Include the line containing "from bokeh.resources import INLINE" and all lines before it, repeated exactly from the listing below, without pictures.

━━━

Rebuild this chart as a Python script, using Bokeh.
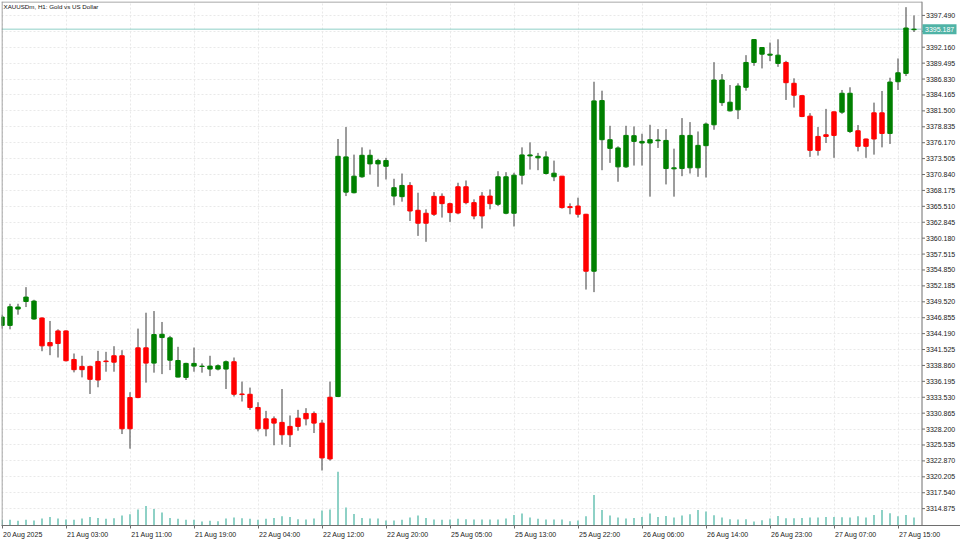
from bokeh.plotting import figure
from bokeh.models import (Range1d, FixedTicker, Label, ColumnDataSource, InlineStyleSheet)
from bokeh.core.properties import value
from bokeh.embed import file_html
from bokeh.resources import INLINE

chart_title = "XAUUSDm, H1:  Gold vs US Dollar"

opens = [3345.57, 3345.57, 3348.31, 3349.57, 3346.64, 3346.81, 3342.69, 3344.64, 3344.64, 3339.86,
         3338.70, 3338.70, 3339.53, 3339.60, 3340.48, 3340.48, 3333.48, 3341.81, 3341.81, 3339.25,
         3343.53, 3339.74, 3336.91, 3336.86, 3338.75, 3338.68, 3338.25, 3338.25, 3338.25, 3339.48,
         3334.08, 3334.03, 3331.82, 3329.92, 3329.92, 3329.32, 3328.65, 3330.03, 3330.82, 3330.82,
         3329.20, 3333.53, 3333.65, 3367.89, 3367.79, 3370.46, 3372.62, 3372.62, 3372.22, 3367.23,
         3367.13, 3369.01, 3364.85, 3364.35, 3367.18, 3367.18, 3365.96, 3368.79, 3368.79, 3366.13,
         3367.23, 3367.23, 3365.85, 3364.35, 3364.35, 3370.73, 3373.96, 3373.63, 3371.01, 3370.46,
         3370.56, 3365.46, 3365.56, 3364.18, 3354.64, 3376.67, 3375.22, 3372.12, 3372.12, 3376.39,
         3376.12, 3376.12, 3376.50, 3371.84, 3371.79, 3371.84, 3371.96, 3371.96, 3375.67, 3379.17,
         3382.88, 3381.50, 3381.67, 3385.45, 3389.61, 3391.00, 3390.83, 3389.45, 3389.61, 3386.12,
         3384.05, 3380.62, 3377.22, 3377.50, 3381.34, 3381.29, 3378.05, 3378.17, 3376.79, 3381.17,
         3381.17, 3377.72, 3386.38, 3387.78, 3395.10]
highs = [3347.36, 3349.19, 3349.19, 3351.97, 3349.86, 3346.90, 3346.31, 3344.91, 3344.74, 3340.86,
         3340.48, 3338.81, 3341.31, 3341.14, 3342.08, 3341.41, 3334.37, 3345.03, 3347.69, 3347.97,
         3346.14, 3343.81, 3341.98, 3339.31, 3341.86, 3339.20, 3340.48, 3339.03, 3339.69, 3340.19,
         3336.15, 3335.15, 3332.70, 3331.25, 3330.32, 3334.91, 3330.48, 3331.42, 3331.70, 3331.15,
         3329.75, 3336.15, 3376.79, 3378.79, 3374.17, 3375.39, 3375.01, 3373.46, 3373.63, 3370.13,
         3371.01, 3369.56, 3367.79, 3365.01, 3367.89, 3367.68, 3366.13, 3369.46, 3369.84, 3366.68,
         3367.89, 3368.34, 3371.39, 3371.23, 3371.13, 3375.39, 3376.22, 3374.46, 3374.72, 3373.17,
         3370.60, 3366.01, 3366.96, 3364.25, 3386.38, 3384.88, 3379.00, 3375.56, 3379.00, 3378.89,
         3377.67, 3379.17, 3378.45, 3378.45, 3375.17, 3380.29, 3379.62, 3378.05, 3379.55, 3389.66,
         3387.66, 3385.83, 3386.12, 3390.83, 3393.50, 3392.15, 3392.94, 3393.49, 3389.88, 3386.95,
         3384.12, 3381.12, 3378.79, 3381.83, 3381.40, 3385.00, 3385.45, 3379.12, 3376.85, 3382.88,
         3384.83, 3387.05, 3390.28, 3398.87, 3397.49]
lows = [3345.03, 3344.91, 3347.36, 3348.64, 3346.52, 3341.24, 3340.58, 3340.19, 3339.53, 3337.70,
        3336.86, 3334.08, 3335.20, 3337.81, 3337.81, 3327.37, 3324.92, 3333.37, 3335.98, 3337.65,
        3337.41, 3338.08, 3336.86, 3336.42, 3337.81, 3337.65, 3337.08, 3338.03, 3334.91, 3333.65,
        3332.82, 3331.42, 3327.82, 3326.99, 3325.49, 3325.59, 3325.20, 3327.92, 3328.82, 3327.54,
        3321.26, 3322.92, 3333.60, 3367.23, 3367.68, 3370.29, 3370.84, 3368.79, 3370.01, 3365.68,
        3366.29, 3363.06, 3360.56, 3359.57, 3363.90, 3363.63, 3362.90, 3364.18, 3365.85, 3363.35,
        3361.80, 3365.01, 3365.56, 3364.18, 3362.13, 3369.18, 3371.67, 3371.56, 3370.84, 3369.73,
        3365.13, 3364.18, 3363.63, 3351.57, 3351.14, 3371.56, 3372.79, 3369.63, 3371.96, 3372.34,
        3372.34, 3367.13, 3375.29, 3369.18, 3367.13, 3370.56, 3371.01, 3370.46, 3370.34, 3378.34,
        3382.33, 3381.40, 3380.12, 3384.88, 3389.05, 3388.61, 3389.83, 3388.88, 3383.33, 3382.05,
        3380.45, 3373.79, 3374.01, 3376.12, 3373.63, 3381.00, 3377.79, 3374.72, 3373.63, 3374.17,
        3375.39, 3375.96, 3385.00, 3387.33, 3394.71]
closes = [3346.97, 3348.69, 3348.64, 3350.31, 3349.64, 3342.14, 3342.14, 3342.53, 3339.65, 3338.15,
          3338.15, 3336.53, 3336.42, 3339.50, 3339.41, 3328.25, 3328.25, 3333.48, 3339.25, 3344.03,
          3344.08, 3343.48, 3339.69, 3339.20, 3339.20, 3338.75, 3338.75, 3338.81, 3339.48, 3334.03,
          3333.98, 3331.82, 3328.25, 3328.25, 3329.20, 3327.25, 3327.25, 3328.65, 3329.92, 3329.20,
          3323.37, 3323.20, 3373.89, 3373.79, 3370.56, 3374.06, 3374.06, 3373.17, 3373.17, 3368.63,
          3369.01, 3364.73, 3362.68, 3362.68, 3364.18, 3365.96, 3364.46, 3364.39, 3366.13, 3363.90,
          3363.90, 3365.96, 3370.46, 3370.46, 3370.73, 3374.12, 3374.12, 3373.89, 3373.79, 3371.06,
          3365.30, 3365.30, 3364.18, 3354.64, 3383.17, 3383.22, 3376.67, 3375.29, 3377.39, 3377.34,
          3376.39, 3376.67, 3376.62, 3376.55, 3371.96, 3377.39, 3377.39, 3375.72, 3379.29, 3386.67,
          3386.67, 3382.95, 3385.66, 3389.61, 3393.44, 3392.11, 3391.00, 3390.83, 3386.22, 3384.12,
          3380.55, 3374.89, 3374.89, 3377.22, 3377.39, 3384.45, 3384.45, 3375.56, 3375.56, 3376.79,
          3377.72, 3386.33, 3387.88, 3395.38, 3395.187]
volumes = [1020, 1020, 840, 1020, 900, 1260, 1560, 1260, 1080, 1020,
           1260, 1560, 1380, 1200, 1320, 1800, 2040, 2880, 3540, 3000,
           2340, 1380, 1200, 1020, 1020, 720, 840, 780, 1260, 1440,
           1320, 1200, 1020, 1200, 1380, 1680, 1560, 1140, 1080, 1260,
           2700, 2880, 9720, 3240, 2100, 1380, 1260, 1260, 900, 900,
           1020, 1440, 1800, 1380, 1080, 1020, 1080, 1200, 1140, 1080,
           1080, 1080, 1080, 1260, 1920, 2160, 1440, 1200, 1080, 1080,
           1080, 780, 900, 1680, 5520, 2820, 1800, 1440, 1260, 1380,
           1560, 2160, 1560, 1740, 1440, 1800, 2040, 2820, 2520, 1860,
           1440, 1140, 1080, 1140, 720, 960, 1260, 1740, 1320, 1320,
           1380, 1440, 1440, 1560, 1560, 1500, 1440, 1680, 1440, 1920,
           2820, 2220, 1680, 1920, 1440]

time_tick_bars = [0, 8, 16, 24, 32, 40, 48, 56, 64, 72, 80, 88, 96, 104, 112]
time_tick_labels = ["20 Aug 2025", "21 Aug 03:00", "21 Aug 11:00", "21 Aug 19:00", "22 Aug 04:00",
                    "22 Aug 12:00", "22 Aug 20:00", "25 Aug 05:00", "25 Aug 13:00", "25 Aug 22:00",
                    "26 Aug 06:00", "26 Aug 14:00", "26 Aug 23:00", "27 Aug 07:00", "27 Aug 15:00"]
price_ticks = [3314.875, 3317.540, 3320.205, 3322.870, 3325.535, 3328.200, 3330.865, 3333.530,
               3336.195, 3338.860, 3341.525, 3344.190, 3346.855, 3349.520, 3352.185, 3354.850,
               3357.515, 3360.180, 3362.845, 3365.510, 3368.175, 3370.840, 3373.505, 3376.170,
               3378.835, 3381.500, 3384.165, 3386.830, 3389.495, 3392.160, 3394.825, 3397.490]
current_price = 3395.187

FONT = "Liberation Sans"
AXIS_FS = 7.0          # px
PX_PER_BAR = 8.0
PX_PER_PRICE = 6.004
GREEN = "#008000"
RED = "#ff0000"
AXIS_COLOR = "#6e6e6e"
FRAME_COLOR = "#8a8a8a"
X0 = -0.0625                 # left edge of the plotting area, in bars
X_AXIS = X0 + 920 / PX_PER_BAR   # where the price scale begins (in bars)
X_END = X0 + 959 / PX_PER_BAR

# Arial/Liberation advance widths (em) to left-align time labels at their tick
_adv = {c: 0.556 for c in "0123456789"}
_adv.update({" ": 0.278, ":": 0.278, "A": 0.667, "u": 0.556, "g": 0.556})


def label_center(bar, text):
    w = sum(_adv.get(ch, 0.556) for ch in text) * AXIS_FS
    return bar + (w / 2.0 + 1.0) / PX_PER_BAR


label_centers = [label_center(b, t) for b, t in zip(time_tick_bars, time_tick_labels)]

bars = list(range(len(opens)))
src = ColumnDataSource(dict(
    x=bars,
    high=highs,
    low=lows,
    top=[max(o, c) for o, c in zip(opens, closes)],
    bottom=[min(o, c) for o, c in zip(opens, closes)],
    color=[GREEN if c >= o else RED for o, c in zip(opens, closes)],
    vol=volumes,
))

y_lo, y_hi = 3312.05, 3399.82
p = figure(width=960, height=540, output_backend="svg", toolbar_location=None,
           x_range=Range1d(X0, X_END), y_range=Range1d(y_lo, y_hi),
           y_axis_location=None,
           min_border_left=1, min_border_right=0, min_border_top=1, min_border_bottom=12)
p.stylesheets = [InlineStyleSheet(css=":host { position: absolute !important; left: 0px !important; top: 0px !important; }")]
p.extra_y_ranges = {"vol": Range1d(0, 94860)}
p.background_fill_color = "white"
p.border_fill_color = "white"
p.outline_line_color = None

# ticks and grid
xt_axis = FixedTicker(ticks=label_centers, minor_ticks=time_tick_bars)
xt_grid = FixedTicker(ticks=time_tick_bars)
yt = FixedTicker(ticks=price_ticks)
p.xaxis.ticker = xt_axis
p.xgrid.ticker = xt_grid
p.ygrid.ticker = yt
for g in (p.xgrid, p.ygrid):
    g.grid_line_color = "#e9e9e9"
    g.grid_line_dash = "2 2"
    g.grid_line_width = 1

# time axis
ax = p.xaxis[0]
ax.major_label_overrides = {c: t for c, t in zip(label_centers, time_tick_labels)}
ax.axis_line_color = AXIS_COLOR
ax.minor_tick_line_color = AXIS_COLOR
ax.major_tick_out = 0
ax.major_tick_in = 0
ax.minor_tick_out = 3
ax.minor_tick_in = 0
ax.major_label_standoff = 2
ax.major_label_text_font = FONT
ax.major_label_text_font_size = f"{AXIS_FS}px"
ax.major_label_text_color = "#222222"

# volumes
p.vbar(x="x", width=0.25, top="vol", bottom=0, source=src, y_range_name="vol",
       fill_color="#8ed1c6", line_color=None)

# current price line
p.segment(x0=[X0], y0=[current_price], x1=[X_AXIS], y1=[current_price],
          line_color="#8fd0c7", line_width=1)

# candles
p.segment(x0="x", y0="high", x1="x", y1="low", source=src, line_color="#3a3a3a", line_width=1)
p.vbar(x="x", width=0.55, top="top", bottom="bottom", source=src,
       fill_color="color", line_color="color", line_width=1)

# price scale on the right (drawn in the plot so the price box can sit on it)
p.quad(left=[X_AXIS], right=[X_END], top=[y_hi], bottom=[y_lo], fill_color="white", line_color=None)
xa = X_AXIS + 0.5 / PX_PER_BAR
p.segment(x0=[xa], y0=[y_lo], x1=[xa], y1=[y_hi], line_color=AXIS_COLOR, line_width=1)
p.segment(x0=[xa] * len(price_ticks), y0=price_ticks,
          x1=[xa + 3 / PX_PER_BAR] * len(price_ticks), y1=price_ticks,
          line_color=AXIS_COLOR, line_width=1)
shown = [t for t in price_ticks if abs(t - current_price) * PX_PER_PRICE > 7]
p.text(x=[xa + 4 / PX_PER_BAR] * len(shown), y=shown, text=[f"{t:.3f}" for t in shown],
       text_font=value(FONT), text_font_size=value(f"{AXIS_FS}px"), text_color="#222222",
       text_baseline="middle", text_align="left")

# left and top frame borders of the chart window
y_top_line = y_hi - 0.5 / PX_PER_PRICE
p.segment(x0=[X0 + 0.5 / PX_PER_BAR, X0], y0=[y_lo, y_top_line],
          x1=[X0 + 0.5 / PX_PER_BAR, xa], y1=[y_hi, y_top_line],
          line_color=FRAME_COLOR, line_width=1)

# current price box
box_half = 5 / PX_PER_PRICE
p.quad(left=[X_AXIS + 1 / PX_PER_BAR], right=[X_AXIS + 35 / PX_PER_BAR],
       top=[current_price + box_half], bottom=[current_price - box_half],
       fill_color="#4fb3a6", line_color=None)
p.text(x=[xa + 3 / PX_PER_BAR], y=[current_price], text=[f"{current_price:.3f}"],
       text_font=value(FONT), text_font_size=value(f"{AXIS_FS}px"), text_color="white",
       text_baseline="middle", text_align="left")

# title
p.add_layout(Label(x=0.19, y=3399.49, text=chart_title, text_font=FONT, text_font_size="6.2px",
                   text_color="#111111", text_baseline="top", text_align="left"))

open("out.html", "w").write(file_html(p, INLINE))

━━━

• SOLUTION
Rebuild this chart as a Python script, using Bokeh.
from bokeh.plotting import figure
from bokeh.models import (Range1d, FixedTicker, Label, ColumnDataSource, InlineStyleSheet)
from bokeh.core.properties import value
from bokeh.embed import file_html
from bokeh.resources import INLINE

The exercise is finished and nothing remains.